Caribbean Heritage Panel

I was honored to moderate a panel celebrating writers of Caribbean descent this past Saturday at the Brooklyn Public Library. Organized by Maryland-based newspaper publisher Joy Bramble of The Caribbean International Literary Festival, publicist and co-founder of the Harlem Book Fair Linda Duggins , and Marcia Mayne of Date With a Book, the event drew an intimate crowd of folk passionate about promoting Caribbean authors. American Book Award winner Elizabeth Nunez, debut author of Earth’s Waters Nicole Blades, and author Glenville Lovell formed the lively panel.

I wanted to focus our discussion on identity, the writer’s relationship with (multiple) homes, (re)claiming the Caribbean by depicting realtities far removed from tourist fantasies of paradise, and the relationship between community and craft.

Elizabeth Nunez spoke honestly about her relationship with Trinidad, one she says has shifted over the years. As she spoke, many women in the audience nodded their heads and seemed to be reflecting on their own complex relationships with “home.”

Nicole Blades, who lived in her family’s homeland of Barbados for several years as a young adult, talked about her female protagonist, who “is drowning in paradise” and is terribly uncomfortable when she first visits tourists in their hotel room on her island, at the beach she visits nearly every day.

Glenville Lovell, who visits Barbados frequently, talked about his work as a movement artist in Barbados and his participation in Carifesta, the Caribbean Festival of Creative Arts as just two ways he remains ardently Bajan.

In terms of community, I was thinking about ways writers network in informal ways to help support one another and honor the legacy of literary Caribbean authors. This led to a discussion of formal networks and institutions, like Date With a Book and The Caribbean International Literary Festival, and the need to support them.

Many of the members of the audience asked how to help spread the word about Caribbean authors, especially in Brooklyn and in the public schools. Another interesting question from the audience asked if non-Caribbean authors could depict an authentic Caribbean narrative. This question, I think, developed out of Elizabeth Nunez’s reading and discussion of her latest novel, Prospero’s Daughter, and the question of self the title character struggles with as her father, Prospero, forces her to claim her whiteness – even though she identifies with locals of African descent.

This event was part of June’s Caribbean American Heritage Month in New York.

Comment(s)

  • § eisa718®   said on :

    I received this lovely comment from Elizabeth Nunez:

    You were the magician, Eisa.

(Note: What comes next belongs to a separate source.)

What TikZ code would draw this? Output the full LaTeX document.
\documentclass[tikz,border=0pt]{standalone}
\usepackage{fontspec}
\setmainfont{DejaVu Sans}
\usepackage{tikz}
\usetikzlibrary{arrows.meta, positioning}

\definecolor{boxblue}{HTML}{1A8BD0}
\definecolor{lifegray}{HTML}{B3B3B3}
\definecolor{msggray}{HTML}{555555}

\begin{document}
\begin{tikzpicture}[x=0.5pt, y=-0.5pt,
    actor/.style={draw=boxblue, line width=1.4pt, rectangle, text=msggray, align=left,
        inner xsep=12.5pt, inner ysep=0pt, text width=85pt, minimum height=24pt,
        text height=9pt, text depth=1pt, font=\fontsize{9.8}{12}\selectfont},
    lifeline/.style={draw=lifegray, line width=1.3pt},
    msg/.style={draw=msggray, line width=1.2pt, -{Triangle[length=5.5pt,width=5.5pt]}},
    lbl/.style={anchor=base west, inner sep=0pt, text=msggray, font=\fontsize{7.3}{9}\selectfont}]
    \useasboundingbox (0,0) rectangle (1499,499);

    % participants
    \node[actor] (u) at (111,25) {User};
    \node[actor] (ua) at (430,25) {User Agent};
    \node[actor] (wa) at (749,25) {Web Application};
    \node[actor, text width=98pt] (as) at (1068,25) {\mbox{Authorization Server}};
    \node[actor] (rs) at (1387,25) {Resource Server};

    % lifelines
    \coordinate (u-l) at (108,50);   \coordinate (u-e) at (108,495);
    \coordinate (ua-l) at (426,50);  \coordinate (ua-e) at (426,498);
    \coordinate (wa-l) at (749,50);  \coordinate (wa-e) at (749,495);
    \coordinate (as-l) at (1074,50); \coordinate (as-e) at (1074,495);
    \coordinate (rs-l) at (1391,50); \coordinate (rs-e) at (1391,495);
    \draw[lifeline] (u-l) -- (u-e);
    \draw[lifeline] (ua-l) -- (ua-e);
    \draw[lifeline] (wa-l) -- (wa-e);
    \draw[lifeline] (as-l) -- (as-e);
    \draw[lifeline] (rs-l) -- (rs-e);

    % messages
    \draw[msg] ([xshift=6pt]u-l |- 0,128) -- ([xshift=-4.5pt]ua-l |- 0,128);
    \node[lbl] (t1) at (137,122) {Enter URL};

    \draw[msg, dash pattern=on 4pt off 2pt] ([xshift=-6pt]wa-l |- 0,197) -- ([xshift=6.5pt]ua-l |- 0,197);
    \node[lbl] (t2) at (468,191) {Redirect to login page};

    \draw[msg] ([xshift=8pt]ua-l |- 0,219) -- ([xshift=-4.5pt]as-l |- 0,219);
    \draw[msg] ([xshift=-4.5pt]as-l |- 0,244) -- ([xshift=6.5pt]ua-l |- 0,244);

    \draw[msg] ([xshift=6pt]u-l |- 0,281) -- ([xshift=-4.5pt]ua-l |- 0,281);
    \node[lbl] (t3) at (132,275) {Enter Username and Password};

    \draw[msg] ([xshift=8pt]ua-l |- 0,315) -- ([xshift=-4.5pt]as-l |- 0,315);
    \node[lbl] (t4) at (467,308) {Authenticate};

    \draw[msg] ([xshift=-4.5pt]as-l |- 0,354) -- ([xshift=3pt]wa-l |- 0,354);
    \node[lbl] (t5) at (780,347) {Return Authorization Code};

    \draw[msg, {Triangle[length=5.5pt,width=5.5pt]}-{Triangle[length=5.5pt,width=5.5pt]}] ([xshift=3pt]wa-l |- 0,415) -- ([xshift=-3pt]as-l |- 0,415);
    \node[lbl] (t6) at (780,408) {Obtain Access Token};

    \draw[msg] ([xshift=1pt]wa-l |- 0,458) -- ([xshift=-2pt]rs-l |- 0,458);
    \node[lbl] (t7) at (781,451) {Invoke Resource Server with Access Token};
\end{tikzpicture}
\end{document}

Thank you for creating a stimulating evening.

    Elizabeth

  • Comment(s)

  • § chris chambers said on :

    We should do something like that down here in DC.

    Please tell Glenville I said hello. Loved our panels back in the day when they had him pegged as a fellow detective/thriller writer.

    PS my historical novel Yella Patsy’s Boys, coming out in 12/08, has a contemptorary thread featuring a girl if Bermuda/Trini nationality finding out that her mother’s family actually originated in the US–freed slaves who fought for the British in the war of 1812 (and set fire to the White House and Capital Building). I call that “full circle” Caribbean-American heritage.

    Also please say hello to Mrs. Joy Bramble and hopes she shouts out to her son david for me!